* Begin RAW RECORDS *

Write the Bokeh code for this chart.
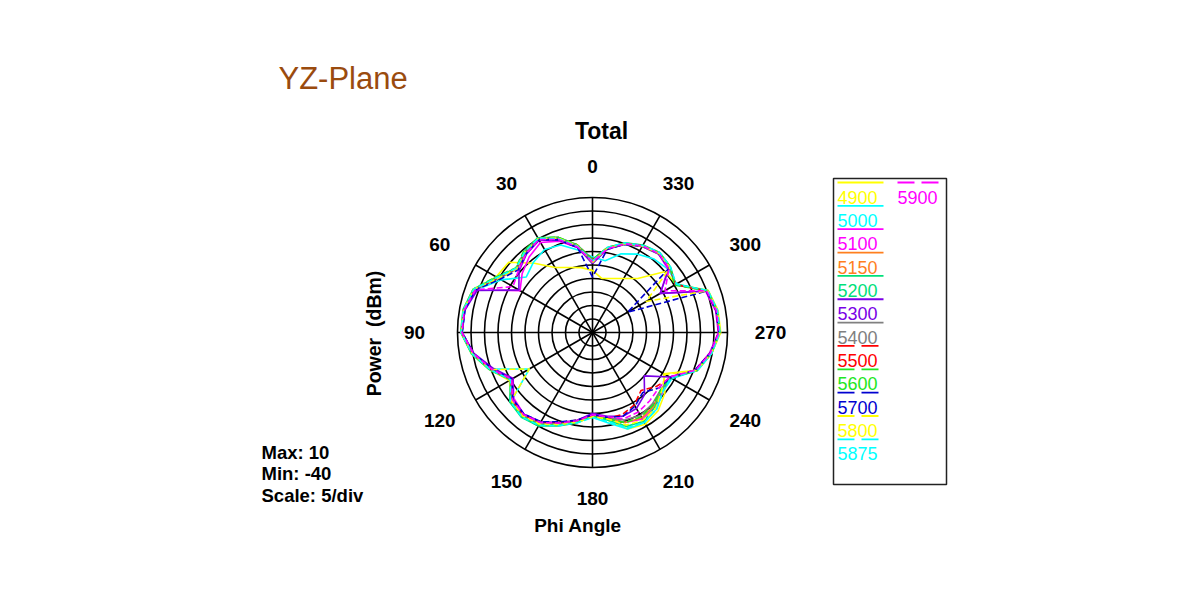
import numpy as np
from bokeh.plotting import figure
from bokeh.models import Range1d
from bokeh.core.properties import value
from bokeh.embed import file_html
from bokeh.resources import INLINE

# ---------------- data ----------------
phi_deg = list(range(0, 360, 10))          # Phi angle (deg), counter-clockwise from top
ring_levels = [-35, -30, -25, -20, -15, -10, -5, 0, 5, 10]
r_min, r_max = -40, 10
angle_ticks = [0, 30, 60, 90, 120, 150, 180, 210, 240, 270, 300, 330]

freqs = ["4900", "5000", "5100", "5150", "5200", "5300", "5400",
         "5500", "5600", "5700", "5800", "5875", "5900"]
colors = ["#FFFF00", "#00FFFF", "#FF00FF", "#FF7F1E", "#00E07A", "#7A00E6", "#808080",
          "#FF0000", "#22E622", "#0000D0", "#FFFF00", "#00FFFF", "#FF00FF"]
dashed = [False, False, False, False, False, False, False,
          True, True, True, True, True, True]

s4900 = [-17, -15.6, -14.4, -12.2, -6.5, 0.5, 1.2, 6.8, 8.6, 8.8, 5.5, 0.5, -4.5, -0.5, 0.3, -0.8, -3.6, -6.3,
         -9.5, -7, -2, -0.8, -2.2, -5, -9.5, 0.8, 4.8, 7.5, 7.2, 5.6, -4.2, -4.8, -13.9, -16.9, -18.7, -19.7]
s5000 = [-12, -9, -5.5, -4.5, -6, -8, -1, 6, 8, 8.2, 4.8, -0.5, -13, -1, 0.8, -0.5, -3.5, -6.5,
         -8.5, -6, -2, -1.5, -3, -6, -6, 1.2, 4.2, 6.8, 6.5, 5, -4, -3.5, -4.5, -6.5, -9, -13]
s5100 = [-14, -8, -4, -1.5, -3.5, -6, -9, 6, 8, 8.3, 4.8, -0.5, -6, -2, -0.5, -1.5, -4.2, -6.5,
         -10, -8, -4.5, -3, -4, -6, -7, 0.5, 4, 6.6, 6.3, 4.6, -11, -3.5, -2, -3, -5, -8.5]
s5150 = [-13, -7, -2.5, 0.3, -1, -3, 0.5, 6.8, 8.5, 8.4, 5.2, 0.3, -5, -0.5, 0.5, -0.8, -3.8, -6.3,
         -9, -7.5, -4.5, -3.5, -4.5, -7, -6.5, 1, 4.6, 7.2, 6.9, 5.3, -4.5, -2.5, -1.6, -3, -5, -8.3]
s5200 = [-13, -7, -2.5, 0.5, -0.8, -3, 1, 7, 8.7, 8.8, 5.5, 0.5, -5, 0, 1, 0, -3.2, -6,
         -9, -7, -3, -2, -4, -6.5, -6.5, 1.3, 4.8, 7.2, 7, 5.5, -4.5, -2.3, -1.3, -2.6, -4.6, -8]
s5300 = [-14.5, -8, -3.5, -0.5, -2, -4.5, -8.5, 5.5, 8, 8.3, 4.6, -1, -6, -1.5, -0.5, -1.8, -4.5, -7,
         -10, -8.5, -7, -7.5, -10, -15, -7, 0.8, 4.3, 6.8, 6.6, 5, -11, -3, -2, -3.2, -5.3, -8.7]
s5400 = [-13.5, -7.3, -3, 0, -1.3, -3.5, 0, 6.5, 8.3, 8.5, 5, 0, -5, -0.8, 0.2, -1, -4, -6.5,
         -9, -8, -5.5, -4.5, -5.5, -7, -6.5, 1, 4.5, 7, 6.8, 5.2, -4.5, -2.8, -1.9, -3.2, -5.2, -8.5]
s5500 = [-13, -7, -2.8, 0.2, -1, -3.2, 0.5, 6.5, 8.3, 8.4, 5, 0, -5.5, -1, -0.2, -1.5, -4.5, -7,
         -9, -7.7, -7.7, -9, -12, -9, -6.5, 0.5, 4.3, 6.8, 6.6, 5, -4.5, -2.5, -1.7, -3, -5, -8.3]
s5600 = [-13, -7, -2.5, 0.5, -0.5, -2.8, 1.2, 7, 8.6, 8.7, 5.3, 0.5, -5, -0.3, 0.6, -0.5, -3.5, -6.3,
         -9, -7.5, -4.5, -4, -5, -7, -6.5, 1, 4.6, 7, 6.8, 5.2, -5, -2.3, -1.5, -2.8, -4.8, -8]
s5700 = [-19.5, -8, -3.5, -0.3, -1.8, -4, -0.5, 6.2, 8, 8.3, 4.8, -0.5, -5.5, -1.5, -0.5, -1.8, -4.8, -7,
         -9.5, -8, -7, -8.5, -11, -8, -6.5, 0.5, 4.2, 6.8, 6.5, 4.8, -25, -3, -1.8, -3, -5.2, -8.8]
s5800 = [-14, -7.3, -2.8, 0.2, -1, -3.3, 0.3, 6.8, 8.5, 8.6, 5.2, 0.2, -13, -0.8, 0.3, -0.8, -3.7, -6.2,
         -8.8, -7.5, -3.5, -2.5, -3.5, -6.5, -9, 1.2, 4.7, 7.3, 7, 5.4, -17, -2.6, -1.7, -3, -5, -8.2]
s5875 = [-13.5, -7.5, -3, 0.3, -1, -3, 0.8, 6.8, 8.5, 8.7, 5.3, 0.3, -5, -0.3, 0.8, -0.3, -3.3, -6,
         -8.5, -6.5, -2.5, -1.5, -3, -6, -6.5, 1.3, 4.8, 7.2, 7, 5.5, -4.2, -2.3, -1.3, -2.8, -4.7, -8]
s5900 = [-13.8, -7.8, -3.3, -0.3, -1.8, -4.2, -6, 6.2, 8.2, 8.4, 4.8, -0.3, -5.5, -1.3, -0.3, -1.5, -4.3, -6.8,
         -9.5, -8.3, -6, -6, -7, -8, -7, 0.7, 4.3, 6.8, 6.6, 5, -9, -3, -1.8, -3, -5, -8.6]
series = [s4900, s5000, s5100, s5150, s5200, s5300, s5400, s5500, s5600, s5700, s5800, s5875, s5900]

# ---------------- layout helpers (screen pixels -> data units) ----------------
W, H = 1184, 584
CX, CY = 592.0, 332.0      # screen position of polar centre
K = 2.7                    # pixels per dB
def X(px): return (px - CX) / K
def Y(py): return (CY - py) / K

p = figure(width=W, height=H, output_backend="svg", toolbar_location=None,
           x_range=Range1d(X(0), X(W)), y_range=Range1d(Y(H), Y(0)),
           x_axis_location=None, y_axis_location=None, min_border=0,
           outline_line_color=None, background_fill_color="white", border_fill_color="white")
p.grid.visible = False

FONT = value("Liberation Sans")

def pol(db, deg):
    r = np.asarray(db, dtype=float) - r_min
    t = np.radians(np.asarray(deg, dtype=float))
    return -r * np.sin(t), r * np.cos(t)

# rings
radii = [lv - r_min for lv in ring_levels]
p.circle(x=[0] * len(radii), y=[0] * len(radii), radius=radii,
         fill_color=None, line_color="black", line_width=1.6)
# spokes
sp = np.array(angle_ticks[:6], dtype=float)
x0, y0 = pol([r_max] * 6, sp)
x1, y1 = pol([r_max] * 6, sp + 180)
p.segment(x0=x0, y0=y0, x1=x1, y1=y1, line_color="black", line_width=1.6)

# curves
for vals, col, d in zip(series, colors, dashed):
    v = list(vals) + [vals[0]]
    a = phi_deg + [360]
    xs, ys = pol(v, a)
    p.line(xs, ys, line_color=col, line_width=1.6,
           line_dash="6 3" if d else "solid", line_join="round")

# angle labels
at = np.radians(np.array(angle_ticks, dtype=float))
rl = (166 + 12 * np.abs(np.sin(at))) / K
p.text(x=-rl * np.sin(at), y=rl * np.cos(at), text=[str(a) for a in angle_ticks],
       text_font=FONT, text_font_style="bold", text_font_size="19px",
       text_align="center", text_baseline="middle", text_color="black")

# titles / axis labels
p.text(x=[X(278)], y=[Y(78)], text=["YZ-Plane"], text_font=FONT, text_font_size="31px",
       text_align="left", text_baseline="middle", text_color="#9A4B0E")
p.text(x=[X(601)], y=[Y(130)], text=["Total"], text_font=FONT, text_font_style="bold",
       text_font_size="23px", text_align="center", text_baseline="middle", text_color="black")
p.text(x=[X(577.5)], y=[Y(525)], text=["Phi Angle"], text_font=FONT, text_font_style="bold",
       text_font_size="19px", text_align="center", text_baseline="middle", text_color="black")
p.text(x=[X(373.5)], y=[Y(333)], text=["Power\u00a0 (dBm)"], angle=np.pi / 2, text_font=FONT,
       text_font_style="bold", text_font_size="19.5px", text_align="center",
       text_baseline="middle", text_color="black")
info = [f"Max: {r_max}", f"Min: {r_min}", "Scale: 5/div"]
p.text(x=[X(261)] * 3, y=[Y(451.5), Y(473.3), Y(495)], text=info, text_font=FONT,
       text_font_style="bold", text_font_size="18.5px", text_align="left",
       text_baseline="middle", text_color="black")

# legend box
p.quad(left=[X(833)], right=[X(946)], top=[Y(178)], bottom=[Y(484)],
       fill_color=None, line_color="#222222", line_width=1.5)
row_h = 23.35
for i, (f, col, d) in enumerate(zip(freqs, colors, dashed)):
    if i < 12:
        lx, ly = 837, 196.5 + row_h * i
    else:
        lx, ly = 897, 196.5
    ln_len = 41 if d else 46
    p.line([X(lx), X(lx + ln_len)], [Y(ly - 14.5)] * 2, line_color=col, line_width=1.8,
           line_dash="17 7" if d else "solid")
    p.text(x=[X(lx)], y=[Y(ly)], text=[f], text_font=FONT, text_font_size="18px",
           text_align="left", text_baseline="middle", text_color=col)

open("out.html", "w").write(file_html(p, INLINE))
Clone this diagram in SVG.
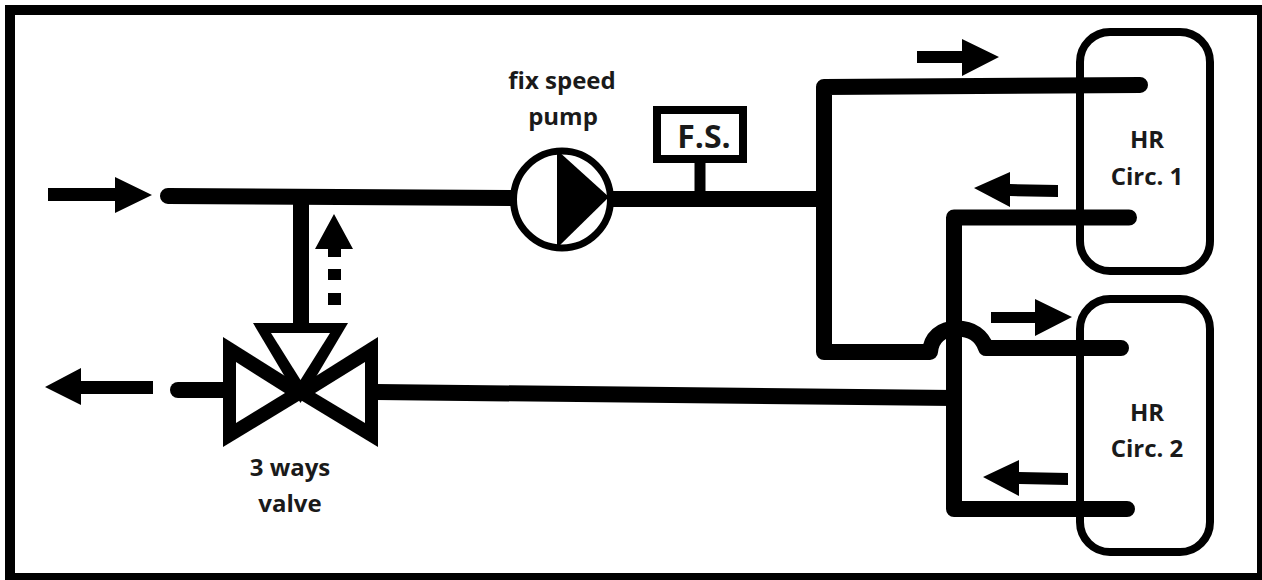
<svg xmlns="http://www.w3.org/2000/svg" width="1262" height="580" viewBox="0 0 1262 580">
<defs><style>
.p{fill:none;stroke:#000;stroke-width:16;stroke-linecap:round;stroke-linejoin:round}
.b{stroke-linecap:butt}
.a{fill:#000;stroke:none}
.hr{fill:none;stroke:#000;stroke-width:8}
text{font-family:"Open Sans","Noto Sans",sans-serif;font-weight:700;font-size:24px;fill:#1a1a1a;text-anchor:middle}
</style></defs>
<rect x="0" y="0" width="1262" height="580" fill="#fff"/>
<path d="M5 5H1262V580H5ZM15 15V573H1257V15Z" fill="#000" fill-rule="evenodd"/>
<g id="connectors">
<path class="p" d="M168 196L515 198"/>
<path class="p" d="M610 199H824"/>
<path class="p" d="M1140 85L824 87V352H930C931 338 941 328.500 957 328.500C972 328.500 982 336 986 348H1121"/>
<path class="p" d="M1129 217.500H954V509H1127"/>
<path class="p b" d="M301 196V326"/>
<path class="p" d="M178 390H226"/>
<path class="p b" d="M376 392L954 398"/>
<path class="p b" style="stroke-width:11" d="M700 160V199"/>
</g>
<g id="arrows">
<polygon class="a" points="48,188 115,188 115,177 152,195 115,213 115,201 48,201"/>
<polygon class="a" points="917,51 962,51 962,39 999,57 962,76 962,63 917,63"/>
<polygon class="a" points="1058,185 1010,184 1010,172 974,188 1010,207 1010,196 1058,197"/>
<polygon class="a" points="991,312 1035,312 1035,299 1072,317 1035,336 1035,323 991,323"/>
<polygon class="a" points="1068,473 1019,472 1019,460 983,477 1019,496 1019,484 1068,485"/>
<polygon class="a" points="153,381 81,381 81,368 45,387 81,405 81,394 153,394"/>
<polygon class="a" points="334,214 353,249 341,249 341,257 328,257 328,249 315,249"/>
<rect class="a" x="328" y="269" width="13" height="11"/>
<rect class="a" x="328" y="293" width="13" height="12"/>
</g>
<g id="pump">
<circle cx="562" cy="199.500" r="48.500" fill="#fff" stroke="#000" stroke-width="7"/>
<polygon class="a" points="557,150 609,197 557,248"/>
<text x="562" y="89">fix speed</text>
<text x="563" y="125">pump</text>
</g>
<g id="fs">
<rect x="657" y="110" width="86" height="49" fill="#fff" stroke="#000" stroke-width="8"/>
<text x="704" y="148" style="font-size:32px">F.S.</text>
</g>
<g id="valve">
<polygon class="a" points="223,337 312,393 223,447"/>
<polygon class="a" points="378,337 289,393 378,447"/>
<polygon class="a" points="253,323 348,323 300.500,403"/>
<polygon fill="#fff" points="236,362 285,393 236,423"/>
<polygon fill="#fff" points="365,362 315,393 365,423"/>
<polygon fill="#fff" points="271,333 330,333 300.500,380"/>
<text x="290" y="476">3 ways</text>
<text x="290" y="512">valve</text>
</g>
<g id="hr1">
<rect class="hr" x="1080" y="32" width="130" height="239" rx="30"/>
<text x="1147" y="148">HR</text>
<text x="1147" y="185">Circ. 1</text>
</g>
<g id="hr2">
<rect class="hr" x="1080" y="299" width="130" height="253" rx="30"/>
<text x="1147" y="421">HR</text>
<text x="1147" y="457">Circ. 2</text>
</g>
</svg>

* End RAW RECORDS *

WHAT IS EXPECTED = Leave out the pictures and restate, word for word, the lines from the top of the data through the line containing "from bokeh.resources import INLINE", both included.

TASK OUTPUT =
Write the Bokeh code for this chart.
import numpy as np
from bokeh.plotting import figure
from bokeh.models import Range1d
from bokeh.core.properties import value
from bokeh.embed import file_html
from bokeh.resources import INLINE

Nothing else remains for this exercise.